* _WORK INSTRUCTIONS_
Leaving out the pictures, retype all the material exactly.

--- BEGIN RAW DATA ---

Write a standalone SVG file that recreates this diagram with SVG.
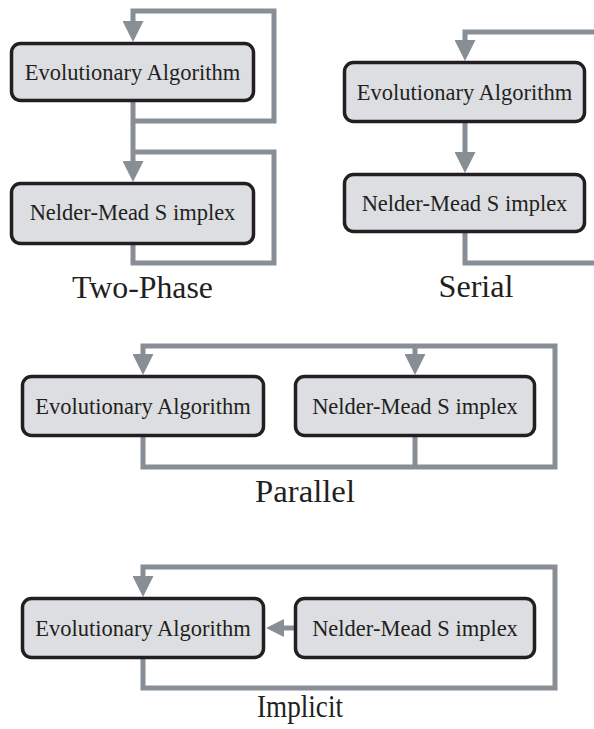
<svg xmlns="http://www.w3.org/2000/svg" width="594" height="729" viewBox="0 0 594 729">
<style>
.box{fill:#dcdee2;stroke:#231f20;stroke-width:3.5}
.bt{font-family:"Liberation Serif",serif;font-size:22.5px;fill:#231f20;text-anchor:middle}
.lab{font-family:"Liberation Serif",serif;font-size:31px;fill:#231f20;text-anchor:middle}
.ln{fill:none;stroke:#878e95;stroke-width:5;stroke-linejoin:miter;stroke-linecap:butt}
</style>
<defs>
<marker id="ah" markerUnits="userSpaceOnUse" markerWidth="21" markerHeight="21" refX="0" refY="10.5" orient="auto" viewBox="0 0 21 21">
<path d="M0,0 L21,10.5 L0,21 z" fill="#878e95"/>
</marker>
<marker id="ahs" markerUnits="userSpaceOnUse" markerWidth="18" markerHeight="18" refX="0" refY="9" orient="auto" viewBox="0 0 18 18">
<path d="M0,0 L18,9 L0,18 z" fill="#878e95"/>
</marker>
</defs>
<rect width="594" height="729" fill="#ffffff"/>
<g id="connectors">
<path class="ln" d="M133,121 H274 V11 H133 V21" marker-end="url(#ah)"/>
<path class="ln" d="M133,102 V161" marker-end="url(#ah)"/>
<path class="ln" d="M133,152 H274 V263 H133 V245"/>
<path class="ln" d="M594,32 H465 V40" marker-end="url(#ah)"/>
<path class="ln" d="M465,123 V152" marker-end="url(#ah)"/>
<path class="ln" d="M465,233 V263 H594"/>
<path class="ln" d="M143,437 V467 H555 V346 H143 V354" marker-end="url(#ah)"/>
<path class="ln" d="M415,346 V354" marker-end="url(#ah)"/>
<path class="ln" d="M415,437 V467"/>
<path class="ln" d="M143,659 V688 H555 V567 H143 V576" marker-end="url(#ah)"/>
<path class="ln" d="M294,628 H284" marker-end="url(#ahs)"/>
</g>
<g id="tp-ea"><rect class="box" x="11.5" y="43.5" width="242" height="57" rx="9"/><text class="bt" x="132.5" y="80">Evolutionary Algorithm</text></g>
<g id="tp-nm"><rect class="box" x="11.5" y="183.5" width="242" height="60" rx="9"/><text class="bt" x="132.5" y="220">Nelder-Mead S implex</text></g>
<g id="tp-label"><text class="lab" x="142.5" y="298" textLength="141" lengthAdjust="spacingAndGlyphs">Two-Phase</text></g>
<g id="se-ea"><rect class="box" x="344.5" y="62.5" width="240" height="59" rx="9"/><text class="bt" x="464.5" y="100">Evolutionary Algorithm</text></g>
<g id="se-nm"><rect class="box" x="344.5" y="174.5" width="240" height="57" rx="9"/><text class="bt" x="464.5" y="211">Nelder-Mead S implex</text></g>
<g id="se-label"><text class="lab" x="476" y="297" textLength="75" lengthAdjust="spacingAndGlyphs">Serial</text></g>
<g id="pa-ea"><rect class="box" x="22.5" y="376.5" width="241" height="59" rx="9"/><text class="bt" x="143" y="414">Evolutionary Algorithm</text></g>
<g id="pa-nm"><rect class="box" x="295.5" y="376.5" width="239" height="59" rx="9"/><text class="bt" x="415" y="414">Nelder-Mead S implex</text></g>
<g id="pa-label"><text class="lab" x="305" y="502" textLength="100" lengthAdjust="spacingAndGlyphs">Parallel</text></g>
<g id="im-ea"><rect class="box" x="22.5" y="598.5" width="241" height="59" rx="9"/><text class="bt" x="143" y="636">Evolutionary Algorithm</text></g>
<g id="im-nm"><rect class="box" x="295.5" y="598.5" width="239" height="59" rx="9"/><text class="bt" x="415" y="636">Nelder-Mead S implex</text></g>
<g id="im-label"><text class="lab" x="300" y="717" textLength="86" lengthAdjust="spacingAndGlyphs">Implicit</text></g>
</svg>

--- END RAW DATA ---

* _ANSWER TO THIS TASK_
Write a standalone SVG file that recreates this diagram with SVG.
<svg xmlns="http://www.w3.org/2000/svg" width="594" height="729" viewBox="0 0 594 729">
<style>
.box{fill:#dcdee2;stroke:#231f20;stroke-width:3.5}
.bt{font-family:"Liberation Serif",serif;font-size:22.5px;fill:#231f20;text-anchor:middle}
.lab{font-family:"Liberation Serif",serif;font-size:31px;fill:#231f20;text-anchor:middle}
.ln{fill:none;stroke:#878e95;stroke-width:5;stroke-linejoin:miter;stroke-linecap:butt}
</style>
<defs>
<marker id="ah" markerUnits="userSpaceOnUse" markerWidth="21" markerHeight="21" refX="0" refY="10.5" orient="auto" viewBox="0 0 21 21">
<path d="M0,0 L21,10.5 L0,21 z" fill="#878e95"/>
</marker>
<marker id="ahs" markerUnits="userSpaceOnUse" markerWidth="18" markerHeight="18" refX="0" refY="9" orient="auto" viewBox="0 0 18 18">
<path d="M0,0 L18,9 L0,18 z" fill="#878e95"/>
</marker>
</defs>
<rect width="594" height="729" fill="#ffffff"/>
<g id="connectors">
<path class="ln" d="M133,121 H274 V11 H133 V21" marker-end="url(#ah)"/>
<path class="ln" d="M133,102 V161" marker-end="url(#ah)"/>
<path class="ln" d="M133,152 H274 V263 H133 V245"/>
<path class="ln" d="M594,32 H465 V40" marker-end="url(#ah)"/>
<path class="ln" d="M465,123 V152" marker-end="url(#ah)"/>
<path class="ln" d="M465,233 V263 H594"/>
<path class="ln" d="M143,437 V467 H555 V346 H143 V354" marker-end="url(#ah)"/>
<path class="ln" d="M415,346 V354" marker-end="url(#ah)"/>
<path class="ln" d="M415,437 V467"/>
<path class="ln" d="M143,659 V688 H555 V567 H143 V576" marker-end="url(#ah)"/>
<path class="ln" d="M294,628 H284" marker-end="url(#ahs)"/>
</g>
<g id="tp-ea"><rect class="box" x="11.5" y="43.5" width="242" height="57" rx="9"/><text class="bt" x="132.5" y="80">Evolutionary Algorithm</text></g>
<g id="tp-nm"><rect class="box" x="11.5" y="183.5" width="242" height="60" rx="9"/><text class="bt" x="132.5" y="220">Nelder-Mead S implex</text></g>
<g id="tp-label"><text class="lab" x="142.5" y="298" textLength="141" lengthAdjust="spacingAndGlyphs">Two-Phase</text></g>
<g id="se-ea"><rect class="box" x="344.5" y="62.5" width="240" height="59" rx="9"/><text class="bt" x="464.5" y="100">Evolutionary Algorithm</text></g>
<g id="se-nm"><rect class="box" x="344.5" y="174.5" width="240" height="57" rx="9"/><text class="bt" x="464.5" y="211">Nelder-Mead S implex</text></g>
<g id="se-label"><text class="lab" x="476" y="297" textLength="75" lengthAdjust="spacingAndGlyphs">Serial</text></g>
<g id="pa-ea"><rect class="box" x="22.5" y="376.5" width="241" height="59" rx="9"/><text class="bt" x="143" y="414">Evolutionary Algorithm</text></g>
<g id="pa-nm"><rect class="box" x="295.5" y="376.5" width="239" height="59" rx="9"/><text class="bt" x="415" y="414">Nelder-Mead S implex</text></g>
<g id="pa-label"><text class="lab" x="305" y="502" textLength="100" lengthAdjust="spacingAndGlyphs">Parallel</text></g>
<g id="im-ea"><rect class="box" x="22.5" y="598.5" width="241" height="59" rx="9"/><text class="bt" x="143" y="636">Evolutionary Algorithm</text></g>
<g id="im-nm"><rect class="box" x="295.5" y="598.5" width="239" height="59" rx="9"/><text class="bt" x="415" y="636">Nelder-Mead S implex</text></g>
<g id="im-label"><text class="lab" x="300" y="717" textLength="86" lengthAdjust="spacingAndGlyphs">Implicit</text></g>
</svg>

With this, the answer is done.